--- Short problem ---
Quote the data exactly, first line to the line containing "from matplotlib.ticker import", with no pictures.

--- Dataset extract ---
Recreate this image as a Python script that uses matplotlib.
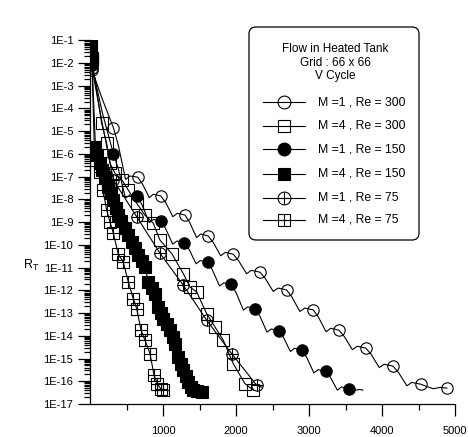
import numpy as np
import matplotlib
matplotlib.use("Agg")
import matplotlib.pyplot as plt
from matplotlib.lines import Line2D
from matplotlib.patches import FancyBboxPatch
from matplotlib.ticker import FixedLocator, FuncFormatter, LogLocator, NullFormatter

plt.rcParams["font.family"] = ["Liberation Sans", "DejaVu Sans"]
plt.rcParams["mathtext.default"] = "regular"

# ---- convergence histories: iteration number vs log10 of residual R_T ----
# M = 1, Re = 300 (markers and the full wavy history)
m1_re300_it = [27, 321, 652, 970, 1300, 1618, 1960, 2325, 2690, 3055, 3406, 3775, 4145, 4528, 4884]
m1_re300_lg = [-2.3, -4.85, -7.02, -7.85, -8.69, -9.61, -10.41, -11.2, -11.98, -12.86, -13.75, -14.54, -15.33, -16.13, -16.3]
m1_re300_hist_it = [27, 170, 321,
                    387, 487, 546, 652,
                    716, 811, 868, 970,
                    1036, 1135, 1194, 1300,
                    1364, 1459, 1516, 1618,
                    1686, 1789, 1851, 1960,
                    2033, 2143, 2208, 2325,
                    2398, 2508, 2573, 2690,
                    2763, 2873, 2938, 3055,
                    3125, 3231, 3294, 3406,
                    3480, 3591, 3657, 3775,
                    3849, 3960, 4027, 4145,
                    4222, 4337, 4405, 4528,
                    4600, 4700, 4790, 4884]
m1_re300_hist_lg = [-2.3, -3.6, -4.85,
                    -5.61, -7.12, -6.97, -7.02,
                    -7.31, -7.92, -7.77, -7.85,
                    -8.14, -8.76, -8.61, -8.69,
                    -9.01, -9.68, -9.52, -9.61,
                    -9.89, -10.48, -10.33, -10.41,
                    -10.69, -11.27, -11.12, -11.2,
                    -11.47, -12.05, -11.9, -11.98,
                    -12.29, -12.93, -12.78, -12.86,
                    -13.17, -13.82, -13.67, -13.75,
                    -14.03, -14.61, -14.46, -14.54,
                    -14.82, -15.4, -15.25, -15.33,
                    -15.61, -16.2, -16.05, -16.13,
                    -16.22, -16.33, -16.27, -16.3]

# M = 4, Re = 300
m4_re300_it = [27, 160, 228, 274, 342, 438, 524, 639, 752, 866, 958, 1118, 1276, 1368, 1460,
               1596, 1710, 1824, 1960, 2120, 2234]
m4_re300_lg = [-1.87, -4.65, -5.53, -6.41, -6.85, -7.15, -7.59, -8.17, -8.69, -9.05, -9.79, -10.38,
               -11.26, -11.85, -12.07, -13.02, -13.61, -14.19, -15.22, -16.10, -16.39]

# M = 1, Re = 150
m1_re150_it = [27, 321, 650, 971, 1293, 1610, 1936, 2261, 2585, 2900, 3228, 3543]
m1_re150_lg = [-2.1, -6.0, -7.87, -8.95, -9.90, -10.76, -11.74, -12.80, -13.77, -14.62, -15.56, -16.32]
m1_re150_hist_it = [27, 170, 321,
                    387, 486, 545, 650,
                    714, 811, 868, 971,
                    1035, 1132, 1190, 1293,
                    1356, 1452, 1509, 1610,
                    1675, 1773, 1832, 1936,
                    2001, 2099, 2157, 2261,
                    2326, 2423, 2481, 2585,
                    2648, 2743, 2799, 2900,
                    2966, 3064, 3123, 3228,
                    3291, 3386, 3442, 3543,
                    3620, 3690, 3735]
m1_re150_hist_lg = [-2.1, -4.2, -6.0,
                    -6.65, -7.94, -7.8, -7.87,
                    -8.25, -9.02, -8.88, -8.95,
                    -9.28, -9.97, -9.83, -9.90,
                    -10.2, -10.83, -10.69, -10.76,
                    -11.1, -11.81, -11.67, -11.74,
                    -12.11, -12.87, -12.73, -12.80,
                    -13.14, -13.84, -13.7, -13.77,
                    -14.07, -14.69, -14.55, -14.62,
                    -14.95, -15.63, -15.49, -15.56,
                    -15.83, -16.39, -16.25, -16.32,
                    -16.40, -16.36, -16.39]

# M = 4, Re = 150
m4_re150_it = [8, 25, 59, 100, 137, 170, 205, 250, 285, 319, 355, 387, 430, 479, 525, 570, 615, 661,
               705, 752, 798, 845, 889, 934, 970, 1003, 1050, 1094, 1130, 1163, 1208, 1240, 1276,
               1310, 1345, 1380, 1413, 1470, 1528]
m4_re150_lg = [-1.2, -1.8, -5.68, -6.05, -6.40, -6.72, -7.00, -7.44, -7.72, -8.03, -8.38, -8.69,
               -8.97, -9.26, -9.56, -9.86, -10.15, -10.45, -10.70, -10.96, -11.63, -11.88, -12.14,
               -12.73, -12.98, -13.24, -13.50, -13.75, -14.05, -14.34, -14.93, -15.22, -15.51,
               -15.78, -16.03, -16.25, -16.39, -16.45, -16.47]

# M = 1, Re = 75
m1_re75_it = [27, 321, 639, 958, 1276, 1596, 1938, 2280]
m1_re75_lg = [-2.22, -7.15, -8.76, -10.37, -11.77, -13.31, -14.78, -16.17]
m1_re75_hist_it = [27, 170, 321, 639, 958, 1276, 1596, 1938, 2280, 2353]
m1_re75_hist_lg = [-2.22, -4.7, -7.15, -8.76, -10.37, -11.77, -13.31, -14.78, -16.17, -16.26]

# M = 4, Re = 75
m4_re75_it = [27, 82, 137, 178, 228, 274, 319, 387, 456, 524, 592, 639, 698, 752, 821, 876, 923, 971, 1005]
m4_re75_lg = [-1.87, -6.27, -6.80, -7.59, -8.47, -9.0, -9.48, -10.41, -10.76, -11.63, -12.36, -12.80,
              -13.75, -14.19, -14.78, -15.73, -16.10, -16.35, -16.38]

series_labels = ["M =1 , Re = 300", "M =4 , Re = 300", "M =1 , Re = 150",
                 "M =4 , Re = 150", "M =1 , Re = 75", "M =4 , Re = 75"]
title_lines = ["Flow in Heated Tank", "Grid : 66 x 66", "V Cycle"]
x_ticks = [1000, 2000, 3000, 4000, 5000]
x_minor = [500, 1500, 2500, 3500, 4500]
y_exponents = list(range(-1, -18, -1))

W, H = 468, 437
fig = plt.figure(figsize=(W / 100, H / 100), dpi=100)
ax = fig.add_axes([90 / W, 33 / H, 365.3 / W, 363.7 / H])
ax.set_yscale("log")

LW = 0.8
MS = 8.2
MEW = 0.8


def pw(v):
    return 10.0 ** np.asarray(v, dtype=float)


# lines
ax.plot(m1_re300_hist_it, pw(m1_re300_hist_lg), "-", color="k", lw=LW)
ax.plot(m4_re300_it, pw(m4_re300_lg), "-", color="k", lw=LW)
ax.plot(m1_re150_hist_it, pw(m1_re150_hist_lg), "-", color="k", lw=LW)
ax.plot(m4_re150_it, pw(m4_re150_lg), "-", color="k", lw=LW)
ax.plot(m1_re75_hist_it, pw(m1_re75_hist_lg), "-", color="k", lw=LW)
ax.plot(m4_re75_it, pw(m4_re75_lg), "-", color="k", lw=LW)

# markers
ax.plot(m1_re300_it, pw(m1_re300_lg), "o", ls="none", ms=MS, mfc="none", mec="k", mew=MEW)
ax.plot(m4_re300_it, pw(m4_re300_lg), "s", ls="none", ms=MS, mfc="none", mec="k", mew=MEW)
ax.plot(m1_re150_it, pw(m1_re150_lg), "o", ls="none", ms=MS, mfc="k", mec="k", mew=MEW)
ax.plot(m4_re150_it, pw(m4_re150_lg), "s", ls="none", ms=MS, mfc="k", mec="k", mew=MEW)
ax.plot(m1_re75_it, pw(m1_re75_lg), "o", ls="none", ms=MS, mfc="none", mec="k", mew=MEW)
ax.plot(m1_re75_it, pw(m1_re75_lg), "+", ls="none", ms=MS, mec="k", mew=MEW)
ax.plot(m4_re75_it, pw(m4_re75_lg), "s", ls="none", ms=MS, mfc="none", mec="k", mew=MEW)
ax.plot(m4_re75_it, pw(m4_re75_lg), "+", ls="none", ms=MS, mec="k", mew=MEW)

# axes styling
ax.set_xlim(0, 5000)
ax.set_ylim(1e-17, 1e-1)
for side in ("top", "right"):
    ax.spines[side].set_visible(False)
for side in ("left", "bottom"):
    ax.spines[side].set_linewidth(0.9)

ax.xaxis.set_major_locator(FixedLocator(x_ticks))
ax.xaxis.set_minor_locator(FixedLocator(x_minor))
ax.xaxis.set_major_formatter(FuncFormatter(lambda v, p: f"{int(v)}"))
ax.yaxis.set_major_locator(FixedLocator([10.0 ** e for e in y_exponents]))
ax.yaxis.set_major_formatter(FuncFormatter(lambda v, p: f"1E{int(round(np.log10(v)))}"))
ax.yaxis.set_minor_locator(LogLocator(base=10, subs=np.arange(2, 10), numticks=40))
ax.yaxis.set_minor_formatter(NullFormatter())

ax.tick_params(axis="both", which="major", direction="out", length=8.5, width=0.9,
               labelsize=8, color="k")
ax.tick_params(axis="both", which="minor", direction="out", length=4.5, width=0.9, color="k")
ax.tick_params(axis="y", which="major", pad=3.5)
ax.tick_params(axis="x", which="major", pad=7.5)

fig.text(31 / W, 1 - 265 / H, r"$R_T$", fontsize=9, ha="center", va="center")

# legend box drawn in figure inches
def inch(px, py):
    return px / 100.0, (H - py) / 100.0


box_x, box_y = inch(249, 240)
box = FancyBboxPatch((box_x, box_y), 170 / 100, 213 / 100,
                     boxstyle="round,pad=0,rounding_size=0.07",
                     transform=fig.dpi_scale_trans, fc="white", ec="k", lw=0.9, zorder=5)
fig.add_artist(box)

for line, py in zip(title_lines, [48.5, 62.5, 75.5]):
    tx, ty = inch(335, py)
    fig.text(tx, ty, line, transform=fig.dpi_scale_trans, fontsize=8.5,
             ha="center", va="center", zorder=6)

entry_y = [102.3, 126, 149.3, 174, 197.7, 220]
entry_styles = [
    [dict(marker="o", mfc="none")],
    [dict(marker="s", mfc="none")],
    [dict(marker="o", mfc="k")],
    [dict(marker="s", mfc="k")],
    [dict(marker="o", mfc="none"), dict(marker="+")],
    [dict(marker="s", mfc="none"), dict(marker="+")],
]
for label, py, styles in zip(series_labels, entry_y, entry_styles):
    x0, yy = inch(262.7, py)
    x1, _ = inch(305, py)
    xm, _ = inch(284, py)
    fig.add_artist(Line2D([x0, x1], [yy, yy], transform=fig.dpi_scale_trans,
                          color="k", lw=LW, zorder=6))
    for st in styles:
        fig.add_artist(Line2D([xm], [yy], transform=fig.dpi_scale_trans, ls="none",
                              ms=9.2, mec="k", mew=MEW, zorder=7, **st))
    lx, _ = inch(317.5, py)
    fig.text(lx, yy, label, transform=fig.dpi_scale_trans, fontsize=8.8,
             ha="left", va="center", zorder=7)

fig.savefig("out.png", dpi=100)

--- Correct output ---
Recreate this image as a Python script that uses matplotlib.
import numpy as np
import matplotlib
matplotlib.use("Agg")
import matplotlib.pyplot as plt
from matplotlib.lines import Line2D
from matplotlib.patches import FancyBboxPatch
from matplotlib.ticker import FixedLocator, FuncFormatter, LogLocator, NullFormatter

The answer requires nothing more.